For second simulator, the simulation time of each episode is 60 min and there are setups of four traffic flow groups. Four traffic flow groups are generated as multiples of unit flows 1100, 660, 920, and 552 veh/h. The first two traffic flows are simulated during the first 40 min, as [0.4, 0.7, 0.9, 1.0, 0.75, 0.5, 0.25] unit flows with 5-min intervals while the last two traffic flows are generated during a shifted time window from 15 to 55 min, as [0.3, 0.8, 0.9, 1.0, 0.8, 0.6, 0.2] unit flows with 5-min intervals.
Model training
In order to analyze the performance of the proposed algorithm, it is compared with several popular RL methods in the same traffic scenarios. Details of the implementation of Co-DQL. Co-DQL is a multilayer fully connected neural network is used to approximate the Q-function of each agent. We use the ReLU-activation between hidden layers, and transform the final output of Q-network with it. MA2C is a state-of-the-art MARL (decentralized) algo- rithms for large-scale TSC. QL has almost the same hyperparameters settings as Co-DQL. The network architecture is identical to Co-DQL, except a mean action and sharing joint state are not fed as an addition input to the Q-network. DQL has almost the same setting same as that of IQL. The main difference is that double estimators are used when calculating the target value. DDPG is an off-policy algorithm. It consists of two parts: 1) actor and 2) critic. Each agent is trained with the DDPG algorithm and we share the critic among all agents in each experiment and all of the actors are kept separate
Model evaluation
In Global random traffic flow, for each algorithm, all models are evaluated over 100 episodes. The average delay time is calculated from the total delay time of vehicles in the road network during an episode. The standard deviation is given in parentheses after the mean value. Co-DQL greatly reduces the average delay time compared with the other methods. (The test results are basically consistent with the trained model performance, which shows the validity of our trained model.)

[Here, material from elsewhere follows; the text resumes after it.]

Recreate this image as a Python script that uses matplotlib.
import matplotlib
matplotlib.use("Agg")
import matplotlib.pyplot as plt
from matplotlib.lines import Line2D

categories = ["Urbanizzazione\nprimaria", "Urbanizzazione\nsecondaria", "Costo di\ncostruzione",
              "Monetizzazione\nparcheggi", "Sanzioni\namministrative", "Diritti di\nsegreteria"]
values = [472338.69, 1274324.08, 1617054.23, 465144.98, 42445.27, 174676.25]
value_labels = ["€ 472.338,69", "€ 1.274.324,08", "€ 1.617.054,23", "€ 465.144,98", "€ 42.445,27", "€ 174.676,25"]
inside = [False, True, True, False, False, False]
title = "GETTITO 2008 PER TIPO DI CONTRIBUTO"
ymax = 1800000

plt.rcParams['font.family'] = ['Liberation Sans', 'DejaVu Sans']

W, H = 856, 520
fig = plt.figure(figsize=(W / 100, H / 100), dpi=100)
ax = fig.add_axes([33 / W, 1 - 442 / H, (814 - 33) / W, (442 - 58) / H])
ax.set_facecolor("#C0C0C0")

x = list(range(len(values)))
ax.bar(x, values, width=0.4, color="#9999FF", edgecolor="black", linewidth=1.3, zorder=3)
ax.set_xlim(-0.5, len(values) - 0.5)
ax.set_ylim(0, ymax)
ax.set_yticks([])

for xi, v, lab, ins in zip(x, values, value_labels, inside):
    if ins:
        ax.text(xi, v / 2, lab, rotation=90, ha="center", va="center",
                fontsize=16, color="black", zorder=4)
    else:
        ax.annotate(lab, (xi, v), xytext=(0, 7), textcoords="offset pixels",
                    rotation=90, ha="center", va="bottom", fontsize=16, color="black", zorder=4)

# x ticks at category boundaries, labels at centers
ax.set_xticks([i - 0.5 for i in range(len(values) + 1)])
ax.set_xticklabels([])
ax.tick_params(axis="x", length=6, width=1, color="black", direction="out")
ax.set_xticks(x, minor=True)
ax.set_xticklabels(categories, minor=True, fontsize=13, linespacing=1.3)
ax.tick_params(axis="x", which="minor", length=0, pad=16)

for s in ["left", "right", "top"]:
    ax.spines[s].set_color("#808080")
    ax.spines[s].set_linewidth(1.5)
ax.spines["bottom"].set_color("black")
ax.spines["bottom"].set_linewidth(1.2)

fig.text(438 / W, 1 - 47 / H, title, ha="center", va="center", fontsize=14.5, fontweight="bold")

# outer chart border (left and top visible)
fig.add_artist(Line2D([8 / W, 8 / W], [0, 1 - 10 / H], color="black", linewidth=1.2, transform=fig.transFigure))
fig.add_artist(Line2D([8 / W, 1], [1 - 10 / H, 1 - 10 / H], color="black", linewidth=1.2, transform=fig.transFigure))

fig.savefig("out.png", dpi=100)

For Double-Ring traffic flow, Co-DQL outperforms all the other methods. MA2C obtains better result in contrast to IQL and IDQL. However, the final training results are similar. This may be because the problme of double-ring traffic flow is relatively simple, so the three methods can achieve relatively consistently results.
For Four-Ring traffic flow, the learning process of Co-DQL is relatively stable and the standard deviation in the evaluation process is smaller than the other methods. Ultimately, Co-DQL achieves the shortest average delay time by means of mean-field approximation for opponent modeling and local information sharing.
When using the more realistic simulator, Compared with IQL, IDQL, and DDPG, Co-DQL and MA2C show more robust test performance Ultimately, Co-DQL achieves the best average performance with respect to multiple measures, which shows the advantage of the mean field approximation in agent behavior modeling
Conclusion
Based on the research from all the journals referenced, there are several reinforcement learning techniques that can be impelmented for the use for traffic control signal. To reduce traffic congestion, multi-agent reinforcemnt learning has been used to regulate the traffic flow of road network at intersections. This is far superior than traditional traffic signal control systems, where static based timing causes ineffective traffic management. Though there are few limitations and challenges faced by the traffic signal control. One of the challenges faced is how to respond to the dynamic interaction between each single agent and the environment.
To improve in creating a better TSC, there are some future enhancements that can be made. Firstly, further explore in multi-agent reinforcement learning to balance various performance metrics, such as reducing the average waiting time of traffic, lowering queue length. Secondly, enhancing the TSC system to cope well in various different environments/scenarios such as, unexpected rain disturbance, recurring and non-recurring traffic congestion, and having a more complex road network.